§ TASK BRIEF
Copy exactly the lines of the records below, and only those lines, beginning with the line that contains "Convert this chart" and ending with the line that contains "import * as".

§ DATASET CONTENT
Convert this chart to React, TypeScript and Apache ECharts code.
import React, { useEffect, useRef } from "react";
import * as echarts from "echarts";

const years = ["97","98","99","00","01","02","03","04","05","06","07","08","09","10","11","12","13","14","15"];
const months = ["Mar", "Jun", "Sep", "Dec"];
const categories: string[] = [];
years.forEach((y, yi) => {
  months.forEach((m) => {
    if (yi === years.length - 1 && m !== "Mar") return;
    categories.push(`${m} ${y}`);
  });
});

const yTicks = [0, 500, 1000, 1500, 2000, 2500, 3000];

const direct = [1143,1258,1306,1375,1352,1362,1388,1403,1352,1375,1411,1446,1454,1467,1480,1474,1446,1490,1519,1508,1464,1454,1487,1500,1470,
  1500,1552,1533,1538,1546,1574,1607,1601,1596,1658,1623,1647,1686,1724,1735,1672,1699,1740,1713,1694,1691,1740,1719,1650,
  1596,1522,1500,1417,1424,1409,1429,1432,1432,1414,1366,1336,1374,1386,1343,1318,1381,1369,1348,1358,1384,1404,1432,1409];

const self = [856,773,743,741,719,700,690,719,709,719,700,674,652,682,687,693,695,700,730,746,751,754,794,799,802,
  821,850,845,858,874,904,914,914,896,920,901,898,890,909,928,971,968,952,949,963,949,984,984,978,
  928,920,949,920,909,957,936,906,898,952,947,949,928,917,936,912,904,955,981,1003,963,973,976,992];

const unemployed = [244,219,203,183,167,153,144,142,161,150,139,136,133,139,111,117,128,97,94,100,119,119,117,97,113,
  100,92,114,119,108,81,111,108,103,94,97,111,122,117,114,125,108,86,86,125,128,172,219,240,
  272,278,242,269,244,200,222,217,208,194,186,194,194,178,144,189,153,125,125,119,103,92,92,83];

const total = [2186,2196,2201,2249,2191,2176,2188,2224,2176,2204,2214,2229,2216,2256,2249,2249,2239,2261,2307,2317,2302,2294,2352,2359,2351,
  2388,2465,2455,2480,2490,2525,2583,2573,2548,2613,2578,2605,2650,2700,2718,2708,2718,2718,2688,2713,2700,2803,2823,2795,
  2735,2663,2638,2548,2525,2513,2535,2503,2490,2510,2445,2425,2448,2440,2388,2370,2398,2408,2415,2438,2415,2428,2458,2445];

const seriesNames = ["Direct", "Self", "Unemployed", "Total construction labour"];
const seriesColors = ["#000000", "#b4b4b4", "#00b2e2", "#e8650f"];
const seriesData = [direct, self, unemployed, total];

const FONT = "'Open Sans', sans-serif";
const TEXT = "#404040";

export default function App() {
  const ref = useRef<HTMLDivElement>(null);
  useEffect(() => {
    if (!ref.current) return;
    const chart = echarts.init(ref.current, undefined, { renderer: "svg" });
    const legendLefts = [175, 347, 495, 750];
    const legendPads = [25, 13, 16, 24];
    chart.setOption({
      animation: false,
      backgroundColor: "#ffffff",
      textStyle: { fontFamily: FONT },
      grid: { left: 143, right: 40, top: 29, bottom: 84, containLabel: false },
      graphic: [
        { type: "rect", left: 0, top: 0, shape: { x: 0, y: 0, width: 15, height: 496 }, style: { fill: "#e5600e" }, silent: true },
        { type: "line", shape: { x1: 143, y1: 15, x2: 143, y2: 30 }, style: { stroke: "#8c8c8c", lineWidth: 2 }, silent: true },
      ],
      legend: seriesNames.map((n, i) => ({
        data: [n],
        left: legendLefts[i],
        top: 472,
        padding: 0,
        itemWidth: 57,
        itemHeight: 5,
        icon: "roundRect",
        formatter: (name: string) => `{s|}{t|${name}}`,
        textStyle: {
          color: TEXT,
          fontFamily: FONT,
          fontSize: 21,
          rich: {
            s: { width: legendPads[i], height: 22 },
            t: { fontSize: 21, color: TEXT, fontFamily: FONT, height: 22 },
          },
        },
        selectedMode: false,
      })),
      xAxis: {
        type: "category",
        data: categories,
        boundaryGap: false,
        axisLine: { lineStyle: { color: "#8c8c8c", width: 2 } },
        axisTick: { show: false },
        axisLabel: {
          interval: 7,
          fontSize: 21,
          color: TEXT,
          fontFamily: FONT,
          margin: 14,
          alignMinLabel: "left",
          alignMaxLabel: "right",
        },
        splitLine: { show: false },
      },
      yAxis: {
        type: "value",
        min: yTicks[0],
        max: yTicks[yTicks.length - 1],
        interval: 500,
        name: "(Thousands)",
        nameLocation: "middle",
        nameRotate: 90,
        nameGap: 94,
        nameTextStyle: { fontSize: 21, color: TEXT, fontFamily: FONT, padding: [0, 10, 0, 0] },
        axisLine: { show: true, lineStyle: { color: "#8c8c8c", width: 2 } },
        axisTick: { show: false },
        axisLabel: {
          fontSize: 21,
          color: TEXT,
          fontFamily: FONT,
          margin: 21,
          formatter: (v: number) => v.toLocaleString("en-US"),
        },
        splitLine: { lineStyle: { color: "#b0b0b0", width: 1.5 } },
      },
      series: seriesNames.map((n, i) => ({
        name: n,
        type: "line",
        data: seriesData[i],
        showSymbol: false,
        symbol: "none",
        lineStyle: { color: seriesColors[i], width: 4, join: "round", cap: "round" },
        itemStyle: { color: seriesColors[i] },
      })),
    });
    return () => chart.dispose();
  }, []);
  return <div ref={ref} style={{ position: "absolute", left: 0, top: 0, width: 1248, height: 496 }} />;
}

--

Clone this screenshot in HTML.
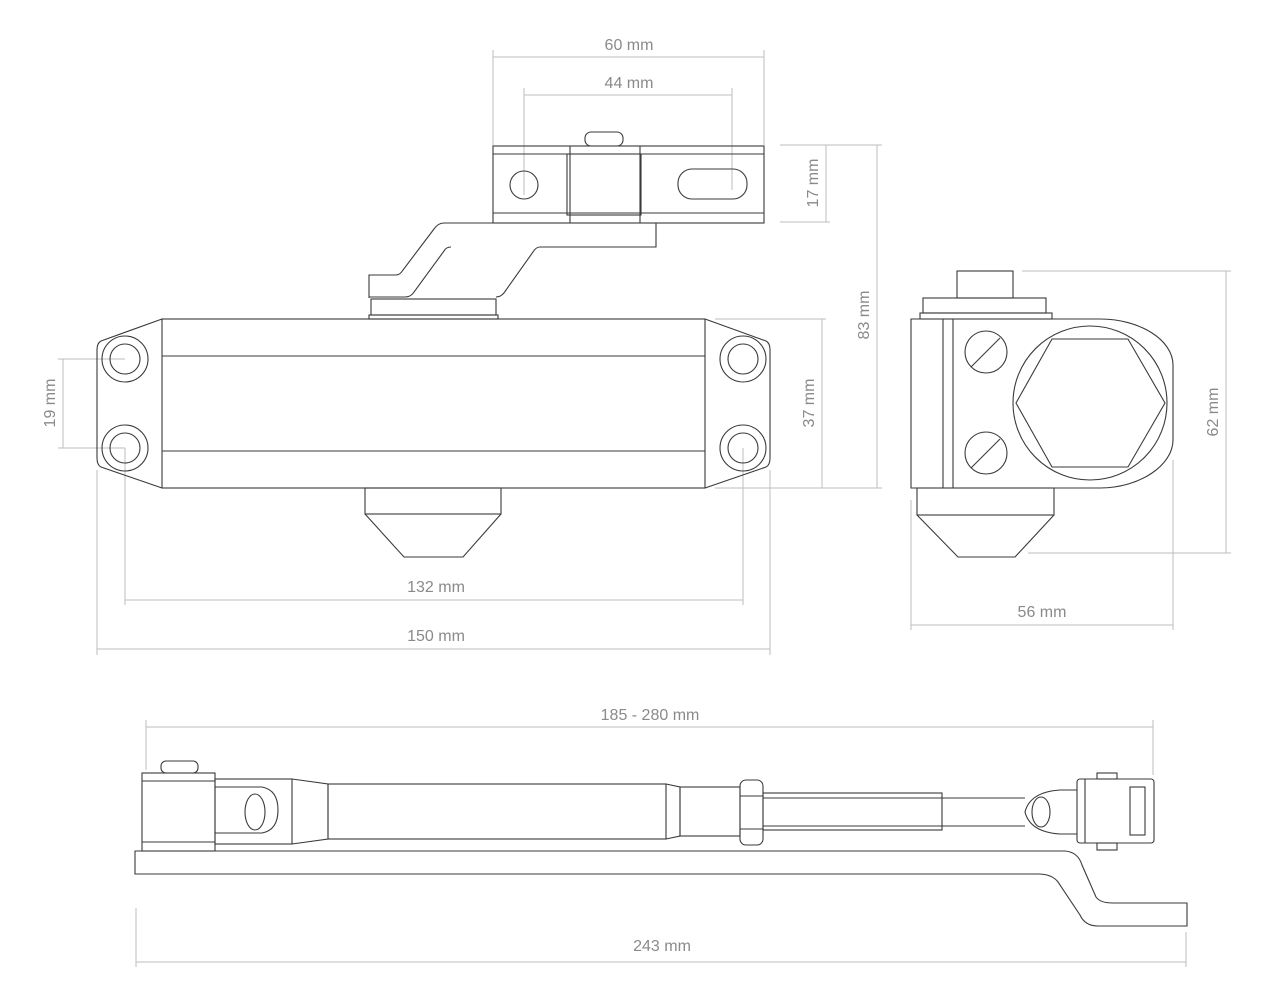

==

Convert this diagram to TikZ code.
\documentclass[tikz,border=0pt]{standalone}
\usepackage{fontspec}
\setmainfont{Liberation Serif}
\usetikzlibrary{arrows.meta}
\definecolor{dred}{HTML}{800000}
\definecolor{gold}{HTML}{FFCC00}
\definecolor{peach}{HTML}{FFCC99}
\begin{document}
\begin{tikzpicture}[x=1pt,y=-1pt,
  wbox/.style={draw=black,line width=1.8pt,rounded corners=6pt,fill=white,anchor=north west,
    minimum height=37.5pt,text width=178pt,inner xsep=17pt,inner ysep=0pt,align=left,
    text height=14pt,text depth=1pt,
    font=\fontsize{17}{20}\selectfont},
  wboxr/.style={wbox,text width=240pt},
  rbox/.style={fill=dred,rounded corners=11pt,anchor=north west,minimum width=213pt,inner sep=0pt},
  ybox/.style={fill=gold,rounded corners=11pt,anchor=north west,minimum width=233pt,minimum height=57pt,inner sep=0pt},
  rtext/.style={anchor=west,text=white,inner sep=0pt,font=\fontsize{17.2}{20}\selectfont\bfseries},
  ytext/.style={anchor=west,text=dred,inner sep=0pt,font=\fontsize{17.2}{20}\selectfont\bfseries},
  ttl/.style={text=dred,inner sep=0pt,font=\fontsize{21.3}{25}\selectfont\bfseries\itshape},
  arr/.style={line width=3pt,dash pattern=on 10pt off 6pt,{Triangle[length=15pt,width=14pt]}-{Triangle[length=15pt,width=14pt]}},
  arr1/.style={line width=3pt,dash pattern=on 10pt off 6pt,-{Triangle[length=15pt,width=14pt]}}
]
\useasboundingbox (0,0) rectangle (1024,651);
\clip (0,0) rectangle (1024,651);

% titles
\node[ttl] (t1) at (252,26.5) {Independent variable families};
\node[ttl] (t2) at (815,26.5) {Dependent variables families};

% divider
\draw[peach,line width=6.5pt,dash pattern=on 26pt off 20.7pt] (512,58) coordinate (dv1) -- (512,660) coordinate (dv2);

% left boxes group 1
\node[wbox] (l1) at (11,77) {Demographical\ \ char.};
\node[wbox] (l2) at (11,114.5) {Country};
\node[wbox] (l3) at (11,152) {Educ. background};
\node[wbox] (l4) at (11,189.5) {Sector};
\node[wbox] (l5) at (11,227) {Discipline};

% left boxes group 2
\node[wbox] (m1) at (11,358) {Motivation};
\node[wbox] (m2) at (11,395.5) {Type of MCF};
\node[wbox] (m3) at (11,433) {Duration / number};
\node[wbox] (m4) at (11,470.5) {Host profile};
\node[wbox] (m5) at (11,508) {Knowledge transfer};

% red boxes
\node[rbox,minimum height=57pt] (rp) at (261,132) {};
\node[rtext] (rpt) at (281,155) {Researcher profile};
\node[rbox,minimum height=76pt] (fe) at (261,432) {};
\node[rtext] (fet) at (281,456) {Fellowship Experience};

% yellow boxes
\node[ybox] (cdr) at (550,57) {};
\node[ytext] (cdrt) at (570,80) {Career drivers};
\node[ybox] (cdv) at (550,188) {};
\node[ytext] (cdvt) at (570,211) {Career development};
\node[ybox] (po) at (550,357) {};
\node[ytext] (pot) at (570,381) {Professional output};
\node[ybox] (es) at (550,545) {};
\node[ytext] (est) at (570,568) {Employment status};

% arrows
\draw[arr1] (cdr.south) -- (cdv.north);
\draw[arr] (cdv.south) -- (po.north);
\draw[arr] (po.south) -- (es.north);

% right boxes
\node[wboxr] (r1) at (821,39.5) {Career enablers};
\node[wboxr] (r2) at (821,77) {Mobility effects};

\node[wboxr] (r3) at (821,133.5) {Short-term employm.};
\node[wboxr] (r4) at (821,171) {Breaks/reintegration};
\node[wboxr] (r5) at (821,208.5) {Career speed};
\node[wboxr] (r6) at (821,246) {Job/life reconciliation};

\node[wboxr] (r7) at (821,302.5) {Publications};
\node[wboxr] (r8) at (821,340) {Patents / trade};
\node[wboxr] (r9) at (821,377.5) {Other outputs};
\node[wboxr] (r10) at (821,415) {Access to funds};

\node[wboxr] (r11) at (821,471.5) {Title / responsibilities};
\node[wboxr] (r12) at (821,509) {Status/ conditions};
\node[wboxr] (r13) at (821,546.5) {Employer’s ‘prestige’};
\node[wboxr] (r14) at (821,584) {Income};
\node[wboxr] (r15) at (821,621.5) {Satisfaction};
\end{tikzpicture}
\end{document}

§ WRITTEN SOLUTION
Convert this chart to React, TypeScript and Apache ECharts code.
import React, { useEffect, useRef } from "react";
import * as echarts from "echarts";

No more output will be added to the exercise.